Barnsley assistant Jon Stead on Neill Collins, not being a 'yes' man and his biggest influence in football
They now find themselves together at Barnsley. They are by no means joined at the hip and it took time in the US for them to truly get to know each other.
In a short space of time, the relationship has grown strong. Even though both, most definitely, are their own people.
Reds assistant Stead said: "We obviously played together briefly at Sunderland. I knew what type of person and player he was and how committed he was.
"We both kind of went our separate ways. I wouldn't say we kept in touch much. We'd see each other now and again and play against each other. It wasn't like we struck up a long-term friendship.
"Now, we are a very, very close and of very similar opinions in how we see the game. He also knows I will be honest in terms of my views as well and that's important.
"You don't want Neil just to hear yes all the time. It's important that staff constantly give him perspective to help give him the best opportunity to make the right decision.
"You can be aligned in terms of your core principles and how you see the game in terms of personnel and tactics. There can be little tweaks, but it's got to be a collective.
"That's what is great, Neil is a very good communicator and always asks for opinions from his staff.
"We have an office of nine or ten people and everybody has an opinion or say. He's not always going to action upon them, but it gives him a better understanding of the room and there's also what's happened last season and the one before and we have staff here who felt it."

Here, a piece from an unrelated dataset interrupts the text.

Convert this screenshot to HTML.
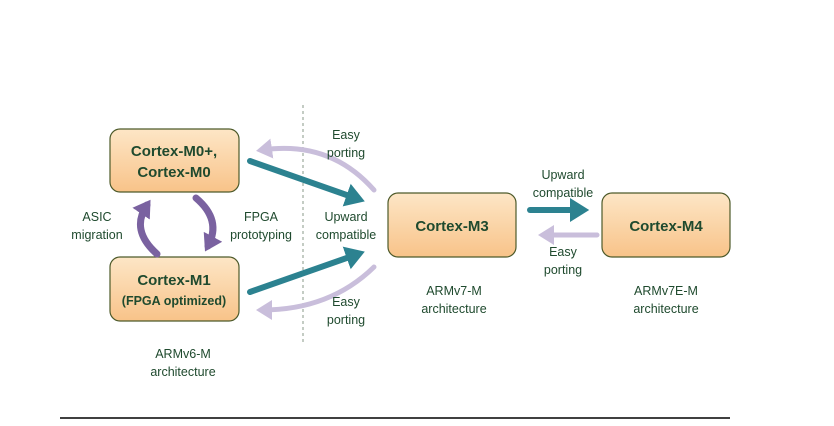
<!DOCTYPE html>
<html><head><style>
body{margin:0;background:#fff;}
.t{font-family:"Liberation Sans",sans-serif;fill:#1f4a2e;font-size:12.5px;text-anchor:middle}
.b{font-weight:bold;font-size:15px}
</style></head><body>
<svg width="834" height="421" xmlns="http://www.w3.org/2000/svg">
<defs>
<linearGradient id="g" x1="0" y1="0" x2="0" y2="1"><stop offset="0" stop-color="#fde6c6"/><stop offset="1" stop-color="#f8c389"/></linearGradient>
<marker id="ta" markerWidth="4" markerHeight="4" refX="2" refY="2" orient="auto" markerUnits="strokeWidth"><path d="M0,0L3.2,2L0,4z" fill="#2c8290"/></marker>
<marker id="la" markerWidth="4" markerHeight="4" refX="2" refY="2" orient="auto" markerUnits="strokeWidth"><path d="M0,0L3.2,2L0,4z" fill="#c9bedb"/></marker>
<marker id="pa" markerWidth="3" markerHeight="3" refX="1.5" refY="1.5" orient="auto" markerUnits="strokeWidth"><path d="M0,0L2.4,1.5L0,3z" fill="#7a62a0"/></marker>
</defs>
<line x1="303" y1="105" x2="303" y2="342" stroke="#8a9a8a" stroke-dasharray="3,3" stroke-width="1"/>
<line x1="60" y1="418" x2="730" y2="418" stroke="#000" stroke-width="1.5"/>
<g stroke="#4d5a2a" stroke-width="1.2" fill="url(#g)">
<rect x="110" y="129" width="129" height="63" rx="10"/>
<rect x="110" y="257" width="129" height="64" rx="10"/>
<rect x="388" y="193" width="128" height="64" rx="10"/>
<rect x="602" y="193" width="128" height="64" rx="10"/>
</g>
<g fill="none" stroke-linecap="round">
<path d="M374,190 Q330,140 262,150" stroke="#c9bedb" stroke-width="5" marker-end="url(#la)"/>
<path d="M374,267 Q330,310 262,310" stroke="#c9bedb" stroke-width="5" marker-end="url(#la)"/>
<line x1="250" y1="161" x2="358" y2="199" stroke="#2c8290" stroke-width="6" marker-end="url(#ta)"/>
<line x1="250" y1="292" x2="358" y2="254" stroke="#2c8290" stroke-width="6" marker-end="url(#ta)"/>
<line x1="530" y1="210" x2="582" y2="210" stroke="#2c8290" stroke-width="6" marker-end="url(#ta)"/>
<line x1="597" y1="235" x2="544" y2="235" stroke="#c9bedb" stroke-width="5" marker-end="url(#la)"/>
<path d="M157,254 Q130,230 147,205" stroke="#7a62a0" stroke-width="7" marker-end="url(#pa)"/>
<path d="M196,198 Q222,220 208,246" stroke="#7a62a0" stroke-width="7" marker-end="url(#pa)"/>
</g>
<text class="t b" x="174" y="156">Cortex-M0+,</text>
<text class="t b" x="174" y="177">Cortex-M0</text>
<text class="t b" x="174" y="285">Cortex-M1</text>
<text class="t" x="174" y="305" style="font-weight:bold;font-size:12.5px">(FPGA optimized)</text>
<text class="t b" x="452" y="231">Cortex-M3</text>
<text class="t b" x="666" y="231">Cortex-M4</text>
<text class="t" x="97" y="221">ASIC</text><text class="t" x="97" y="239">migration</text>
<text class="t" x="261" y="221">FPGA</text><text class="t" x="261" y="239">prototyping</text>
<text class="t" x="346" y="139">Easy</text><text class="t" x="346" y="157">porting</text>
<text class="t" x="346" y="221">Upward</text><text class="t" x="346" y="239">compatible</text>
<text class="t" x="346" y="306">Easy</text><text class="t" x="346" y="324">porting</text>
<text class="t" x="563" y="179">Upward</text><text class="t" x="563" y="197">compatible</text>
<text class="t" x="563" y="256">Easy</text><text class="t" x="563" y="274">porting</text>
<text class="t" x="454" y="295">ARMv7-M</text><text class="t" x="454" y="313">architecture</text>
<text class="t" x="666" y="295">ARMv7E-M</text><text class="t" x="666" y="313">architecture</text>
<text class="t" x="183" y="358">ARMv6-M</text><text class="t" x="183" y="376">architecture</text>
</svg>
</body></html>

Stead, who turned 40 earlier this year, is carving out a coaching niche at Barnsley and when it comes to mentors in the game to learn from, he is not in short supply after representing 12 clubs during an exemplary playing career.
When he needs advice, his first port of call is a name you who you would expect, in fairness.
He continued: "The biggest person for me is a guy called Chris Howarth (at Sheffield United academy). He was my coach at 12 or 13 and he's someone I have stayed in contact all the way through.
"He's someone who just gives me completely unfiltered information, especially on the coaching side, which is vital as he has years and years on the grass."
Resident in the Barnsley area and settled with his family, Stead - a Huddersfield lad from Honley - is pleased to have finally found his way to Oakwell and the opposite side of the Emley Moor mast to his boyhood club. At long last.
Stead, who played for Yorkshire clubs Town, Sheffield United, Bradford City and Harrogate Town during his playing days before hanging up his boots and switching to coaching, commented: "When I came back to Huddersfield, Dave Flitcroft was manager (at Barnsley).
"I thought it was all done, but it then disappeared. I don't know what happened there, but it's one of those. I am here in the end."